For the most part I really liked this installment of the Patrick Bowers thrillers. But, there were several things that stood out to me as either annoying, or just not necessary.

So yeah, Basque is out of prison and shows up at Pat's friend Calvin's funeral. I'm thinking that that would be enough to arrest the dude again, but evidently there's no problem for that. He then drops out of sight for a while after Pat gives him a mild threat to back the bus up.

Tessa of course has been going behind Pat's back and e-mailing her real dad. And now Paul wants to meet secretly with her. Bells and whistles go off in my mind over that. But they meet and he gives her a lame story of why he has been holed up on a mountain in Wyoming for so long. Tessa then learns that he is trying to get custody of her and she bails on him. That's another thing, Tessa is almost 18 years old. Like in a few months she will be 18! Crazy to go through all of the expense of a custody battle for a few months time. But anyway, she wants Pat to fight him and keep custody of her. But yet he keeps showing up randomly. Makes a person wonder what the heck he is up to. Major spoiler here***I thought it was a major cop out on the authors part when he killed off Paul's character. Isn't that convenient? In my opinion there are still unanswered questions about this whole deal and I'm wondering if they will ever be answered or if he is just conveniently dead and now Tessa has a further excuse to be miserable and impossible. Frankly Tessa still annoys the heck out of me. She vacillates between being a 17 year old young woman to acting like a 12 year old pre-teen. Whiny and then aggressive to get her way. Smart as all get-out but no common sense. Independent, but then vulnerable. So kuddo's to the author for evoking such contrary feelings in the reader.
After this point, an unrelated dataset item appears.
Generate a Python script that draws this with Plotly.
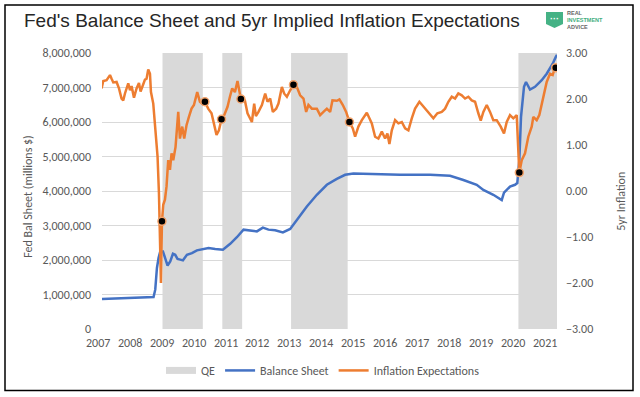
import plotly.graph_objects as go

# ---------------- data ----------------
infl_years = [2007.125, 2007.178, 2007.281, 2007.388, 2007.438, 2007.491, 2007.594, 2007.669, 2007.75, 2007.803,
              2007.856, 2007.959, 2008.013, 2008.063, 2008.138, 2008.219, 2008.294, 2008.344, 2008.428, 2008.481,
              2008.531, 2008.584, 2008.638, 2008.669, 2008.741, 2008.813, 2008.875, 2008.919, 2008.95, 2008.981,
              2009.013, 2009.053, 2009.106, 2009.156, 2009.209, 2009.263, 2009.313, 2009.366, 2009.438, 2009.522,
              2009.575, 2009.647, 2009.709, 2009.781, 2009.856, 2009.938, 2010.013, 2010.116, 2010.2, 2010.272,
              2010.356, 2010.459, 2010.563, 2010.647, 2010.719, 2010.794, 2010.875, 2010.959, 2011.063, 2011.138,
              2011.209, 2011.294, 2011.375, 2011.419, 2011.481, 2011.606, 2011.688, 2011.825, 2011.897, 2011.95,
              2012.031, 2012.138, 2012.241, 2012.313, 2012.397, 2012.481, 2012.584, 2012.656, 2012.763, 2012.834,
              2012.919, 2013.022, 2013.125, 2013.231, 2013.334, 2013.438, 2013.522, 2013.594, 2013.7, 2013.856,
              2013.959, 2014.063, 2014.169, 2014.272, 2014.344, 2014.481, 2014.563, 2014.669, 2014.772, 2014.875,
              2014.981, 2015.053, 2015.156, 2015.263, 2015.419, 2015.5, 2015.575, 2015.678, 2015.781, 2015.888,
              2015.991, 2016.063, 2016.125, 2016.2, 2016.303, 2016.406, 2016.513, 2016.616, 2016.719, 2016.825,
              2016.928, 2017.063, 2017.188, 2017.294, 2017.397, 2017.5, 2017.625, 2017.763, 2017.866, 2017.969,
              2018.075, 2018.178, 2018.281, 2018.388, 2018.491, 2018.594, 2018.7, 2018.803, 2018.906, 2018.981,
              2019.063, 2019.169, 2019.272, 2019.375, 2019.481, 2019.606, 2019.709, 2019.794, 2019.897, 2020.0,
              2020.106, 2020.156, 2020.188, 2020.263, 2020.366, 2020.469, 2020.575, 2020.625, 2020.731, 2020.813,
              2020.938, 2021.044, 2021.147, 2021.231, 2021.272, 2021.325]
infl_values = [2.23, 2.39, 2.41, 2.52, 2.44, 2.36, 2.37, 2.23, 2.01, 1.97,
               2.12, 2.34, 2.19, 2.28, 2.03, 2.23, 2.35, 2.16, 2.32, 2.42,
               2.44, 2.64, 2.55, 2.15, 1.90, 1.25, 0.75, -0.05, -0.92, -2.00,
               -0.66, -0.30, -0.19, 0.10, 0.67, 0.46, 0.82, 0.67, 0.96, 1.72,
               1.14, 1.40, 1.14, 1.43, 1.61, 1.79, 1.87, 2.15, 1.94, 1.90,
               1.94, 1.79, 1.69, 1.40, 1.22, 1.32, 1.56, 1.65, 1.83, 2.05,
               2.23, 2.15, 2.39, 2.23, 2.00, 1.97, 1.69, 1.50, 1.90, 1.63,
               1.72, 1.87, 2.12, 1.94, 2.01, 1.72, 1.79, 1.90, 2.26, 2.12,
               2.05, 2.19, 2.31, 2.26, 2.08, 2.01, 1.72, 1.87, 1.79, 1.79,
               1.65, 1.72, 1.79, 1.72, 1.97, 1.96, 1.99, 1.87, 1.72, 1.50,
               1.36, 1.18, 1.40, 1.54, 1.70, 1.58, 1.47, 1.18, 1.14, 1.29,
               1.14, 1.25, 1.02, 1.32, 1.54, 1.47, 1.50, 1.36, 1.32, 1.58,
               1.79, 1.94, 1.83, 1.76, 1.65, 1.58, 1.69, 1.72, 1.79, 1.94,
               2.05, 2.01, 2.12, 2.08, 2.01, 2.05, 1.97, 1.94, 1.69, 1.53,
               1.72, 1.87, 1.72, 1.54, 1.54, 1.40, 1.25, 1.50, 1.65, 1.58,
               1.65, 0.82, 0.40, 0.67, 0.82, 1.18, 1.40, 1.61, 1.54, 1.65,
               2.05, 2.37, 2.55, 2.52, 2.61, 2.68]

bs_years = [2007.138, 2007.813, 2008.334, 2008.75, 2008.803, 2008.856, 2008.906, 2008.959, 2009.044, 2009.116,
            2009.188, 2009.272, 2009.356, 2009.428, 2009.5, 2009.584, 2009.669, 2009.794, 2009.95, 2010.106,
            2010.313, 2010.469, 2010.678, 2010.919, 2011.147, 2011.356, 2011.563, 2011.772, 2011.981, 2012.169,
            2012.344, 2012.553, 2012.794, 2013.022, 2013.231, 2013.544, 2013.856, 2014.169, 2014.481, 2014.741,
            2015.0, 2015.834, 2016.459, 2017.397, 2018.022, 2018.438, 2018.856, 2019.063, 2019.375, 2019.638,
            2019.709, 2019.897, 2020.053, 2020.125, 2020.188, 2020.241, 2020.334, 2020.397, 2020.522, 2020.678,
            2020.888, 2021.044, 2021.147, 2021.231, 2021.325, 2021.366]
bs_values = [873000, 890000, 900000, 930000, 1140000, 1770000, 2060000, 2250000, 2250000, 2060000,
             1840000, 1960000, 2180000, 2150000, 2030000, 2010000, 1990000, 2150000, 2200000, 2280000,
             2330000, 2350000, 2320000, 2300000, 2470000, 2660000, 2880000, 2860000, 2830000, 2940000,
             2880000, 2860000, 2800000, 2900000, 3160000, 3550000, 3890000, 4180000, 4350000, 4470000,
             4510000, 4490000, 4470000, 4470000, 4440000, 4320000, 4180000, 4030000, 3890000, 3740000,
             3950000, 4130000, 4180000, 4230000, 4900000, 6150000, 7020000, 7160000, 6940000, 7020000,
             7210000, 7400000, 7550000, 7690000, 7880000, 7950000]

dot_years = [2009.013, 2010.356, 2010.875, 2011.481, 2013.125, 2014.875, 2020.188, 2021.325]
dot_values = [-0.66, 1.94, 1.56, 2.00, 2.31, 1.50, 0.40, 2.68]

qe_start = [2009.03, 2010.90, 2013.05, 2020.16]
qe_end = [2010.29, 2011.52, 2014.82, 2021.366]

tick_years = list(range(2007, 2022))
left_ticks = [0, 1000000, 2000000, 3000000, 4000000, 5000000, 6000000, 7000000, 8000000]
right_ticks = [-3, -2, -1, 0, 1, 2, 3]

title_text = "Fed's Balance Sheet and 5yr Implied Inflation Expectations"

# ---------------- layout helpers ----------------
W, H = 640, 397
L, R, T, B = 102, 557, 53, 329.5
X_RANGE = [2007.138, 2021.366]


def px(x):
    return (x - L) / (R - L)


def py(y):
    return (B - y) / (B - T)


def xfrac(yr):
    # position of a date value as a fraction of the plot width
    return (yr - X_RANGE[0]) / (X_RANGE[1] - X_RANGE[0])


ORANGE = "#ED7D31"
BLUE = "#4472C4"
GREY = "#D9D9D9"
TXT = "#595959"
FONT = "Carlito, Calibri, Lato, sans-serif"

fig = go.Figure()

fig.add_trace(go.Bar(
    x=[(s + e) / 2 for s, e in zip(qe_start, qe_end)],
    y=[8000000] * len(qe_start),
    width=[e - s for s, e in zip(qe_start, qe_end)],
    marker=dict(color=GREY, line=dict(width=0)),
    showlegend=False, hoverinfo="skip", yaxis="y",
))
fig.add_trace(go.Scatter(
    x=[None], y=[None], mode="lines", name="QE",
    line=dict(color=GREY, width=7), legendrank=1,
))
fig.add_trace(go.Scatter(
    x=bs_years, y=bs_values, mode="lines", name="Balance Sheet",
    line=dict(color=BLUE, width=2.5), legendrank=2, yaxis="y",
))
fig.add_trace(go.Scatter(
    x=infl_years, y=infl_values, mode="lines", name="Inflation Expectations",
    line=dict(color=ORANGE, width=2.5), legendrank=3, yaxis="y2",
))
fig.add_trace(go.Scatter(
    x=dot_years, y=dot_values, mode="markers", showlegend=False,
    marker=dict(color="black", size=8, line=dict(color="#F4A46C", width=1.5)),
    yaxis="y2",
))

fig.update_layout(
    width=W, height=H,
    margin=dict(l=L, r=W - R, t=T, b=H - B, pad=0),
    paper_bgcolor="white", plot_bgcolor="white",
    font=dict(family=FONT, size=12, color=TXT),
    barmode="overlay",
    xaxis=dict(
        range=X_RANGE, tickvals=tick_years,
        showticklabels=False, showgrid=False, zeroline=False,
        showline=False, ticks="",
    ),
    yaxis=dict(
        range=[0, 8000000], tickvals=left_ticks, tickformat=",d",
        showgrid=True, gridcolor=GREY, gridwidth=1, zeroline=False,
        showline=False, ticks="", ticklabelstandoff=10,
        tickfont=dict(family=FONT, size=12, color=TXT),
    ),
    yaxis2=dict(
        range=[-3, 3], tickvals=right_ticks, tickformat=".2f",
        overlaying="y", side="right", showgrid=False, zeroline=False,
        showline=False, ticks="", ticklabelstandoff=8,
        tickfont=dict(family=FONT, size=12, color=TXT),
    ),
    legend=dict(
        orientation="h", x=px(323), xanchor="center", y=py(371), yanchor="middle",
        font=dict(family=FONT, size=12, color=TXT), bgcolor="rgba(0,0,0,0)",
        traceorder="normal",
    ),
    showlegend=True,
)

LOGO_FONT = "Liberation Sans, Arial, sans-serif"
logo_text = ("<b><span style='color:#666666'>REAL</span><br>"
             "<span style='color:#3FAE80'>INVESTMENT</span><br>"
             "<span style='color:#666666'>ADVICE</span></b>")
annotations = [
    dict(text=title_text, x=px(22), y=py(20), xref="paper", yref="paper",
         xanchor="left", yanchor="middle", showarrow=False,
         font=dict(family="Liberation Sans, Arial, sans-serif", size=19, color="#262626")),
    dict(text="Fed Bal Sheet (millions $)", x=px(28), y=py(197), xref="paper", yref="paper",
         xanchor="center", yanchor="middle", textangle=-90, showarrow=False,
         font=dict(family=FONT, size=12, color=TXT)),
    dict(text="5yr Inflation", x=px(621), y=py(202), xref="paper", yref="paper",
         xanchor="center", yanchor="middle", textangle=-90, showarrow=False,
         font=dict(family=FONT, size=12, color=TXT)),
    dict(text=logo_text, x=px(566), y=py(20), xref="paper", yref="paper",
         xanchor="left", yanchor="middle", align="left", showarrow=False,
         borderpad=0, font=dict(family=LOGO_FONT, size=5.5, color="#666666")),
    dict(text="<b>···</b>", x=px(554.5), y=py(19), xref="paper", yref="paper",
         xanchor="center", yanchor="middle", showarrow=False,
         font=dict(family=LOGO_FONT, size=9, color="white")),
]
# year labels on the date axis (2007 sits just left of the first data point)
for yr in tick_years:
    annotations.append(dict(text=str(yr), x=xfrac(yr), xref="paper", y=py(344), yref="paper",
                            xanchor="center", yanchor="middle", showarrow=False,
                            font=dict(family=FONT, size=12, color=TXT)))
fig.update_layout(annotations=annotations)

# shield path (logo) and outer border
sx0, sx1, sy0, sy1, sy2 = px(546), px(563), py(12), py(24), py(28)
smid = px(554.5)
shield = f"M {sx0} {sy0} L {sx1} {sy0} L {sx1} {sy1} L {smid} {sy2} L {sx0} {sy1} Z"
fig.update_layout(shapes=[
    dict(type="path", path=shield, xref="paper", yref="paper",
         fillcolor="#45B285", line=dict(width=0), layer="below"),
    dict(type="rect", xref="paper", yref="paper",
         x0=px(5), x1=px(633), y0=py(5), y1=py(391),
         line=dict(color="black", width=1.5), fillcolor="rgba(0,0,0,0)"),
])

fig.write_html("out.html", config={"displayModeBar": False},
               post_script="document.body.style.margin='0px';")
There is also Pat's relationships with Lien-hua and Cheyenne. Because of course Cheyenne shows up at the FBI place to attend lectures and get drawn into this case. Honestly I thought for a while that Cheyenne may be involved in the killings. Pat is in love with Lien-hua, but he is also attracted to Cheyenne and not above using her to dump Tessa on when he needs a babysitter. I'm not a fan of the love triangle in most books and this one just annoys me. I do however like some of the discussions that Cheyenne and Tessa have. I thought the author was going to cop out again by killing off Cheyenne in the end as well, but that would have been even more convenient so thankfully he didn't go there.

There seemed to be a lot of "teaching" or "telling" in this story. I got bogged down in the genetics and such of monkey's and the human condition etc. I'm sure they served a purpose, but the only purpose they served me was to bore me. I think the author used some $10 words when a $5 word would have been perfectly acceptable. Examples:

"Cheyenne shook her hand convivially." Seriously? Convivially? Why use that when the words agreeably or friendly would have been more understandable. I got the gist of what he meant, but just now looked it up to make sure that's what I was thinking.

"A stretch of elegiac silence filled the room." WHAT?! I looked it up and I still don't get what it means. Something to do with elegies, so maybe referring to the solemness of a funeral? I don't know, but why use that word?

And one final one: "Neither did I find any procedures that seemed overly invasive, cruel, or tendentious." Huh?

So usually if I run across words that are little used and I don't know the meaning of I stop and look them up. This time I just wrote them down and looked them up just now for this review. I'm all for broadening my vocabulary when it is appropriate, but when it seems like the author went to a dictionary or thesaurus to find a more snobby or random way of using a word it again just annoys.

The actual murders and bad guys that Patrick was hunting this time around had me on the edge of my seat and as always managed to keep me wondering who actually was orchestrating the whole mess. There are several twists and turns that keep the reader guessing throughout the story and once again we are left with some loose ends with Basque still out there. Can't wait to start The Queen!